Transforming 64 SAP source tables into analytics-ready dimensional models through a three-layer dbt pipeline on BigQuery.
Analytics engineering certification project built on dbt Core and BigQuery. Adventure Works SAP data flows through three disciplined layers — staging standardises raw inputs, intermediate applies business logic, and marts deliver domain-organised dimensional models ready for BI consumption. Every layer covered by automated dbt tests and generated documentation.
From raw SAP exports to a dimensional schema — the analytics engineer's job.
The source data problem
SAP systems generate tables optimised for transactional throughput, not analytical querying. Column names are abbreviated, types are inconsistent across modules, null handling is implicit, and relationships are buried in surrogate key conventions that vary by SAP module. Adventure Works exposes all of this across 64 tables spanning six business domains.
The analytics engineer's job is to impose order without losing fidelity: standardise the grain, enforce types, name things for humans, and model the business logic once — so every downstream consumer sees a consistent, documented, testable surface.
Why the three-layer architecture
Separation of concerns. Staging is never business logic — it is just standardisation. Intermediate is never a BI model — it is preparation. Marts are the contract: the stable, domain-facing surface that BI tools and analysts depend on.
When a source changes schema, only the staging model needs to change. When business logic changes, only the intermediate model changes. The mart stays stable — and with it, the dashboards that depend on it.
Staging cleans. Intermediate joins. Marts deliver.
The three-layer pattern imposes strict separation of concerns. No staging model contains business logic. No mart model reads directly from source. Each layer has a single responsibility — and a test suite to prove it.
One BigQuery project, four datasets — each owned by a dbt layer.
dbt manages the physical dataset structure in BigQuery. Each layer materialises into its own dataset, giving analysts a clear contract: query mart tables, never staging or intermediate tables directly.
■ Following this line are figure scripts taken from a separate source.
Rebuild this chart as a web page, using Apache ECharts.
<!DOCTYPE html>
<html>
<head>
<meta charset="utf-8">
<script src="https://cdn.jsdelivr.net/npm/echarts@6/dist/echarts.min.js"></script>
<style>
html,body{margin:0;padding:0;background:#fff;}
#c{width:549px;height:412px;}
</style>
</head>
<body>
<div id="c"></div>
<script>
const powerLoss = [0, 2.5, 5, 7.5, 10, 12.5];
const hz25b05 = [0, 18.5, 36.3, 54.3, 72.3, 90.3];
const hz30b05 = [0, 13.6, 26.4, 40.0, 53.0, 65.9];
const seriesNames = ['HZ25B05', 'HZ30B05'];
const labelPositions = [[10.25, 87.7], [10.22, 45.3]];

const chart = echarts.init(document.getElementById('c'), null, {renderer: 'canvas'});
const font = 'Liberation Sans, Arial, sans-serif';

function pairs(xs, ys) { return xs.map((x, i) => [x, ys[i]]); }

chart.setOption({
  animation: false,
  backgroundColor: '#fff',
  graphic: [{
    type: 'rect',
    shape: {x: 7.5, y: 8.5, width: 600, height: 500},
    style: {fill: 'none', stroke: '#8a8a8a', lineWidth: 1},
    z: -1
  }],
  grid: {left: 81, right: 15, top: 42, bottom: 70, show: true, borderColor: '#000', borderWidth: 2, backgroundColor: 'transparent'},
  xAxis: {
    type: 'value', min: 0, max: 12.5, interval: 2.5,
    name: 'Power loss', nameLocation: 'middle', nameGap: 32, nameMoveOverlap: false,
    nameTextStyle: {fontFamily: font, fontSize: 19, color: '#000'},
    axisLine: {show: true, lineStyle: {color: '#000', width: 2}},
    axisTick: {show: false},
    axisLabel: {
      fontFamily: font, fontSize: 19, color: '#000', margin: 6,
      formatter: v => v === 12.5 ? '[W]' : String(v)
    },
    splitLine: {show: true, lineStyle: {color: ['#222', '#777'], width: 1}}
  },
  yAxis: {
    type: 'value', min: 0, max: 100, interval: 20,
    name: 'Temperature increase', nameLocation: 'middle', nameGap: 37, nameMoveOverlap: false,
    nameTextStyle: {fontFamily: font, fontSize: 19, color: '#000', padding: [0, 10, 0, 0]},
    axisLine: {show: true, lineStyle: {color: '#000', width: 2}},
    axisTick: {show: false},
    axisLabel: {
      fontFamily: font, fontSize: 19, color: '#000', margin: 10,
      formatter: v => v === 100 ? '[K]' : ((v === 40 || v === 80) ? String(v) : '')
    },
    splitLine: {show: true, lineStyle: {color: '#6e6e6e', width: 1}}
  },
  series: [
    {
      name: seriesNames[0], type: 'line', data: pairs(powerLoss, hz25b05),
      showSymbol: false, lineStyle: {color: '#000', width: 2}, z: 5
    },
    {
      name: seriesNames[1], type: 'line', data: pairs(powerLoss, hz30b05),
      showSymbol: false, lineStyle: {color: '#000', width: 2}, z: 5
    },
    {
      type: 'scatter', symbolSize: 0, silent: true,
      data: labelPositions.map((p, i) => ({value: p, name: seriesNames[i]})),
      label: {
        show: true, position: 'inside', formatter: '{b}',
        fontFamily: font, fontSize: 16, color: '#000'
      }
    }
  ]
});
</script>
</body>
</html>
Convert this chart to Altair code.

The layer boundary is both a modelling convention and an access-control point.
A classic star schema — one fact, five dimensions.
The mart layer delivers a dimensional model centred on the sales fact — the most analytically valuable grain in the Adventure Works dataset. Every dimension is directly joinable via surrogate key, following Kimball's dimensional modelling principles.
Every model tested. Every column documented. No exceptions.
dbt's built-in test framework is applied at every layer. Tests are not optional bolt-ons — they are the mechanism by which the pipeline proves to downstream consumers that the data meets its documented contract.
Everything a BI consumer and an engineering reviewer would expect to find.
The project is open-source and documented to certification standard. Every deliverable below is present in the repository and can be verified without running the pipeline locally.
Analytics engineering is not about writing SQL — it is about building a reliable contract between raw data and the people who depend on it. Three layers. Automated tests. Generated documentation. No shortcuts.